Posted By: Pat Williamson Re: Management of pond - 03/26/15 06:47 PM
Yak
Welcome to the forum
The pros will be along shortly, they will want to know some details about your pond such as: what size is it, how deep, do you feed , and what are your plans/ goals for the pond.
Good luck



Pat W
Posted By: Yak n Bass Re: Management of pond - 03/26/15 06:53 PM
Pond use is just recreational fishing mainly for my nieces and nephews. Pond is a little over a 1/2 acre 10 ft max average depth is 5 to 6 ft. We didn't allow the pond to go dry but did apply hydrated lime to kill off the stragglers.
Posted By: Yak n Bass Re: Management of pond - 03/26/15 06:58 PM
We do plan on adding fhm and gsh this spring for forage, along with some blue tilapia to help with the FA.
Posted By: sprkplug Re: Management of pond - 03/26/15 07:18 PM
I think you're definitely short on forage if you want any larger bass, but adding forage after the fact doesn't usually provide the results hoped for.
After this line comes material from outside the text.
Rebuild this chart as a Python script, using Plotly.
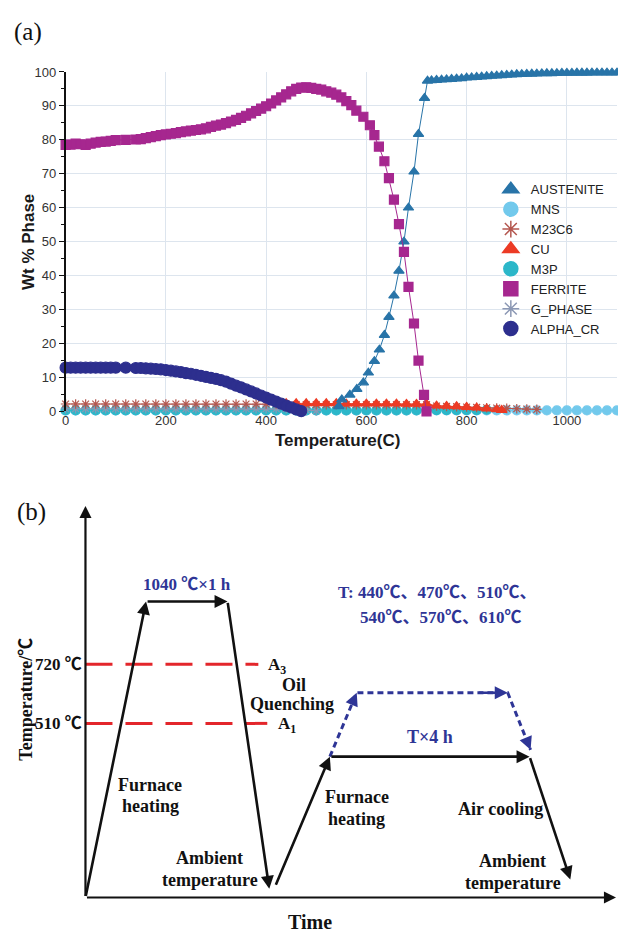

It's like throwing the parachute out of the plane, and hoping it catches up with the absentminded skydiver in time for he or she to put it on and deploy.....problematic.

Ponds, especially smaller ponds, can be a handful when trying to achieve "balance" in the traditional sense. Not much neutral room, as it typically favors one gear or the other. I think supplemental feeding would help, but it's easy to suffer water quality and/or vegetation issues when you do.

For a small pond to provide sustained excitement for the family, I might consider a put and take operation (put, grow, and take?)
Posted By: Bill Cody Re: Management of pond - 03/26/15 09:30 PM
Your stocking plan appears to be from fish farm suggestions. I would remove about one half of the LMbass (20-30) if they are not pellet trained. If you are not feeding pellets then remove some of the HSB maybe 10-12. As sprkplug mentioned you are predator heavy IMO for a 0.5 ac pond. Your LMB evidently spawned thus they will repopulate their numbers of those removed. Removal of some of the predators will allow the BG to build up some density to adequately feed the bass to allow them to grow more normally (1"/yr in OH when they get to 15"). If the panfish ever become what appears too numerous then just add a few bass (6"-8").

Keep us updated.
Posted By: Yak n Bass Re: Management of pond - 03/26/15 11:50 PM
Thanks, the stocking is what the local fish farm suggested. We did feed some last year and the HSB would feed, but it was only a couple times a week, when we were at the pond.
Posted By: Bill Cody Re: Management of pond - 03/27/15 12:29 AM
Your stocking plan sounds like some fish farm stocking plans. Overabundant predators so you will likely come back often to buy more forage fish. Note that high numbers of predators can be beneficial for producing large bluegill which is what some prefer. Decide on a goal and then we can help you manage toward that goal. My suggestion of removing some predators was to achieve general fishing with mixed sizes and a few larger bass of 2-3 lbs. Pellet feeding twice a week is helpful to provide the fish a slight growth bump.
Posted By: snrub Re: Management of pond - 03/27/15 12:42 AM
Yak, if you agree with the experts and figure you are bass heavy then one management option would be to keep every LMB you catch and release every BG caught.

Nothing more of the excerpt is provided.